(What the task asks): Copy the records below exactly, leaving out every picture.

(Dataset excerpts):
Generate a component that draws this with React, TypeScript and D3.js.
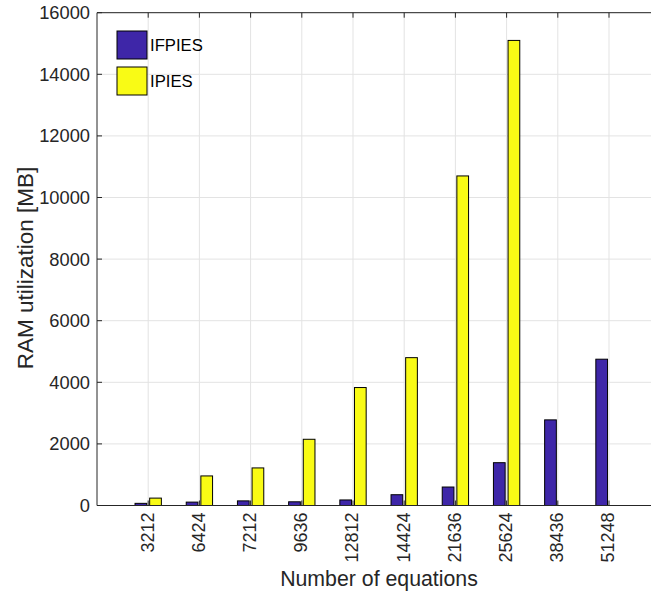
import React from "react";
import * as d3 from "d3";

const categories = ["3212", "6424", "7212", "9636", "12812", "14424", "21636", "25624", "38436", "51248"];
const ifpies = [70, 110, 150, 120, 180, 350, 600, 1390, 2780, 4750];
const ipies = [240, 960, 1220, 2150, 3830, 4800, 10700, 15100, 0, 0];
const seriesNames = ["IFPIES", "IPIES"];
const yTicks = [0, 2000, 4000, 6000, 8000, 10000, 12000, 14000, 16000];

const W = 651;
const H = 593;
const left = 97;
const unit = 51.2;
const top = 12.7;
const bottom = 505.5;
const colors = ["#3e26a8", "#f9fb15"];
const font = "'Liberation Sans', Arial, Helvetica, sans-serif";
const axisColor = "#262626";

export default function App() {
  const x = d3.scaleLinear().domain([0, 11]).range([left, left + 11 * unit]);
  const y = d3.scaleLinear().domain([0, 16000]).range([bottom, top]);
  const groupWidth = Math.min(0.8, 2 / 3.5);
  const barW = (groupWidth / 2) * 0.8;
  const offsets = [-groupWidth / 4, groupWidth / 4];
  const series = [ifpies, ipies];
  const right = x(11);

  return (
    <svg width={W} height={H} style={{ position: "absolute", left: 0, top: 0, background: "#fff" }}>
      <rect x={0} y={0} width={W} height={H} fill="#fff" />
      {yTicks.map((t) => (
        <line key={"gy" + t} x1={left} x2={right} y1={y(t)} y2={y(t)} stroke="#e3e3e3" strokeWidth={1} />
      ))}
      {categories.map((c, i) => (
        <line key={"gx" + c} x1={x(i + 1)} x2={x(i + 1)} y1={top} y2={bottom} stroke="#e3e3e3" strokeWidth={1} />
      ))}
      {series.map((vals, s) =>
        vals.map((v, i) => {
          const cx = x(i + 1 + offsets[s]);
          const w = x(barW) - x(0);
          return (
            <rect
              key={s + "-" + i}
              x={cx - w / 2}
              y={y(v)}
              width={w}
              height={bottom - y(v)}
              fill={colors[s]}
              stroke={v === 0 ? "#777" : "#000"}
              strokeWidth={1}
            />
          );
        })
      )}
      <line x1={left} x2={right} y1={bottom} y2={bottom} stroke={axisColor} strokeWidth={1} />
      <line x1={left} x2={right} y1={top} y2={top} stroke={axisColor} strokeWidth={1} />
      <line x1={left} x2={left} y1={top} y2={bottom} stroke={axisColor} strokeWidth={1} />
      {yTicks.map((t) => (
        <line key={"ty" + t} x1={left} x2={left + 5} y1={y(t)} y2={y(t)} stroke={axisColor} strokeWidth={1} />
      ))}
      {categories.map((c, i) => (
        <g key={"tx" + c}>
          <line x1={x(i + 1)} x2={x(i + 1)} y1={top} y2={top + 5} stroke={axisColor} strokeWidth={1} />
          <line x1={x(i + 1)} x2={x(i + 1)} y1={bottom} y2={bottom - 5} stroke={axisColor} strokeWidth={1} />
        </g>
      ))}
      {yTicks.map((t) => (
        <text
          key={"ly" + t}
          x={left - 7}
          y={y(t)}
          dy="0.35em"
          textAnchor="end"
          fontFamily={font}
          fontSize={18.3}
          fill={axisColor}
        >
          {t}
        </text>
      ))}
      {categories.map((c, i) => (
        <text
          key={"lx" + c}
          transform={`translate(${x(i + 1) - 1},${bottom + 7}) rotate(-90)`}
          dy="0.35em"
          textAnchor="end"
          fontFamily={font}
          fontSize={18}
          fill={axisColor}
        >
          {c}
        </text>
      ))}
      <text x={379} y={585.5} textAnchor="middle" fontFamily={font} fontSize={21.3} fill={axisColor}>
        Number of equations
      </text>
      <text
        transform={`translate(33,268) rotate(-90)`}
        textAnchor="middle"
        fontFamily={font}
        fontSize={22.5}
        fill={axisColor}
      >
        RAM utilization [MB]
      </text>
      {seriesNames.map((n, s) => (
        <g key={"lg" + n}>
          <rect x={117} y={31 + s * 36} width={30} height={28} fill={colors[s]} stroke="#000" strokeWidth={1} />
          <text x={150} y={45 + s * 36} dy="0.35em" fontFamily={font} fontSize={16.7} fill="#000">
            {n}
          </text>
        </g>
      ))}
    </svg>
  );
}
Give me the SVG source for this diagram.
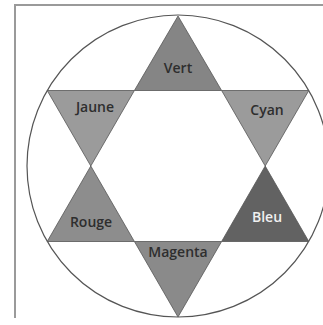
<svg xmlns="http://www.w3.org/2000/svg" width="323" height="325" viewBox="0 0 323 325">
<style>
.tri{stroke:#555;stroke-width:0.8;stroke-linejoin:miter}
.lbl{font-family:"Open Sans","Noto Sans",sans-serif;font-size:14px;font-weight:600;fill:#2e2e2e;text-anchor:middle}
</style>
<rect width="323" height="325" fill="#fff"/>
<g id="frame" fill="none" stroke="#9a9a9a" stroke-width="2">
<path d="M15,318 V5 H323"/>
</g>
<g id="circle"><circle cx="178" cy="166" r="151" fill="none" stroke="#555" stroke-width="1.2"/></g>
<g id="vert"><polygon class="tri" fill="#858585" points="178,16 134.4,90.5 221.6,90.5"/><text class="lbl" x="178" y="73">Vert</text></g>
<g id="jaune"><polygon class="tri" fill="#9b9b9b" points="47.2,90.5 134.4,90.5 90.8,166"/><text class="lbl" x="95" y="112">Jaune</text></g>
<g id="cyan"><polygon class="tri" fill="#9b9b9b" points="221.6,90.5 308.8,90.5 265.2,166"/><text class="lbl" x="267" y="115">Cyan</text></g>
<g id="rouge"><polygon class="tri" fill="#8d8d8d" points="90.8,166 47.2,241.5 134.4,241.5"/><text class="lbl" x="91" y="227">Rouge</text></g>
<g id="bleu"><polygon class="tri" fill="#626262" points="265.2,166 221.6,241.5 308.8,241.5"/><text class="lbl" x="267" y="222" style="fill:#f0f0f0">Bleu</text></g>
<g id="magenta"><polygon class="tri" fill="#8a8a8a" points="134.4,241.5 221.6,241.5 178,317"/><text class="lbl" x="178" y="257">Magenta</text></g>
</svg>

(Right answer):
Generate a component that draws this with React, TypeScript and D3.js.
import React from "react";
import * as d3 from "d3";

const categories = ["3212", "6424", "7212", "9636", "12812", "14424", "21636", "25624", "38436", "51248"];
const ifpies = [70, 110, 150, 120, 180, 350, 600, 1390, 2780, 4750];
const ipies = [240, 960, 1220, 2150, 3830, 4800, 10700, 15100, 0, 0];
const seriesNames = ["IFPIES", "IPIES"];
const yTicks = [0, 2000, 4000, 6000, 8000, 10000, 12000, 14000, 16000];

const W = 651;
const H = 593;
const left = 97;
const unit = 51.2;
const top = 12.7;
const bottom = 505.5;
const colors = ["#3e26a8", "#f9fb15"];
const font = "'Liberation Sans', Arial, Helvetica, sans-serif";
const axisColor = "#262626";

export default function App() {
  const x = d3.scaleLinear().domain([0, 11]).range([left, left + 11 * unit]);
  const y = d3.scaleLinear().domain([0, 16000]).range([bottom, top]);
  const groupWidth = Math.min(0.8, 2 / 3.5);
  const barW = (groupWidth / 2) * 0.8;
  const offsets = [-groupWidth / 4, groupWidth / 4];
  const series = [ifpies, ipies];
  const right = x(11);

  return (
    <svg width={W} height={H} style={{ position: "absolute", left: 0, top: 0, background: "#fff" }}>
      <rect x={0} y={0} width={W} height={H} fill="#fff" />
      {yTicks.map((t) => (
        <line key={"gy" + t} x1={left} x2={right} y1={y(t)} y2={y(t)} stroke="#e3e3e3" strokeWidth={1} />
      ))}
      {categories.map((c, i) => (
        <line key={"gx" + c} x1={x(i + 1)} x2={x(i + 1)} y1={top} y2={bottom} stroke="#e3e3e3" strokeWidth={1} />
      ))}
      {series.map((vals, s) =>
        vals.map((v, i) => {
          const cx = x(i + 1 + offsets[s]);
          const w = x(barW) - x(0);
          return (
            <rect
              key={s + "-" + i}
              x={cx - w / 2}
              y={y(v)}
              width={w}
              height={bottom - y(v)}
              fill={colors[s]}
              stroke={v === 0 ? "#777" : "#000"}
              strokeWidth={1}
            />
          );
        })
      )}
      <line x1={left} x2={right} y1={bottom} y2={bottom} stroke={axisColor} strokeWidth={1} />
      <line x1={left} x2={right} y1={top} y2={top} stroke={axisColor} strokeWidth={1} />
      <line x1={left} x2={left} y1={top} y2={bottom} stroke={axisColor} strokeWidth={1} />
      {yTicks.map((t) => (
        <line key={"ty" + t} x1={left} x2={left + 5} y1={y(t)} y2={y(t)} stroke={axisColor} strokeWidth={1} />
      ))}
      {categories.map((c, i) => (
        <g key={"tx" + c}>
          <line x1={x(i + 1)} x2={x(i + 1)} y1={top} y2={top + 5} stroke={axisColor} strokeWidth={1} />
          <line x1={x(i + 1)} x2={x(i + 1)} y1={bottom} y2={bottom - 5} stroke={axisColor} strokeWidth={1} />
        </g>
      ))}
      {yTicks.map((t) => (
        <text
          key={"ly" + t}
          x={left - 7}
          y={y(t)}
          dy="0.35em"
          textAnchor="end"
          fontFamily={font}
          fontSize={18.3}
          fill={axisColor}
        >
          {t}
        </text>
      ))}
      {categories.map((c, i) => (
        <text
          key={"lx" + c}
          transform={`translate(${x(i + 1) - 1},${bottom + 7}) rotate(-90)`}
          dy="0.35em"
          textAnchor="end"
          fontFamily={font}
          fontSize={18}
          fill={axisColor}
        >
          {c}
        </text>
      ))}
      <text x={379} y={585.5} textAnchor="middle" fontFamily={font} fontSize={21.3} fill={axisColor}>
        Number of equations
      </text>
      <text
        transform={`translate(33,268) rotate(-90)`}
        textAnchor="middle"
        fontFamily={font}
        fontSize={22.5}
        fill={axisColor}
      >
        RAM utilization [MB]
      </text>
      {seriesNames.map((n, s) => (
        <g key={"lg" + n}>
          <rect x={117} y={31 + s * 36} width={30} height={28} fill={colors[s]} stroke="#000" strokeWidth={1} />
          <text x={150} y={45 + s * 36} dy="0.35em" fontFamily={font} fontSize={16.7} fill="#000">
            {n}
          </text>
        </g>
      ))}
    </svg>
  );
}
Give me the SVG source for this diagram.
<svg xmlns="http://www.w3.org/2000/svg" width="323" height="325" viewBox="0 0 323 325">
<style>
.tri{stroke:#555;stroke-width:0.8;stroke-linejoin:miter}
.lbl{font-family:"Open Sans","Noto Sans",sans-serif;font-size:14px;font-weight:600;fill:#2e2e2e;text-anchor:middle}
</style>
<rect width="323" height="325" fill="#fff"/>
<g id="frame" fill="none" stroke="#9a9a9a" stroke-width="2">
<path d="M15,318 V5 H323"/>
</g>
<g id="circle"><circle cx="178" cy="166" r="151" fill="none" stroke="#555" stroke-width="1.2"/></g>
<g id="vert"><polygon class="tri" fill="#858585" points="178,16 134.4,90.5 221.6,90.5"/><text class="lbl" x="178" y="73">Vert</text></g>
<g id="jaune"><polygon class="tri" fill="#9b9b9b" points="47.2,90.5 134.4,90.5 90.8,166"/><text class="lbl" x="95" y="112">Jaune</text></g>
<g id="cyan"><polygon class="tri" fill="#9b9b9b" points="221.6,90.5 308.8,90.5 265.2,166"/><text class="lbl" x="267" y="115">Cyan</text></g>
<g id="rouge"><polygon class="tri" fill="#8d8d8d" points="90.8,166 47.2,241.5 134.4,241.5"/><text class="lbl" x="91" y="227">Rouge</text></g>
<g id="bleu"><polygon class="tri" fill="#626262" points="265.2,166 221.6,241.5 308.8,241.5"/><text class="lbl" x="267" y="222" style="fill:#f0f0f0">Bleu</text></g>
<g id="magenta"><polygon class="tri" fill="#8a8a8a" points="134.4,241.5 221.6,241.5 178,317"/><text class="lbl" x="178" y="257">Magenta</text></g>
</svg>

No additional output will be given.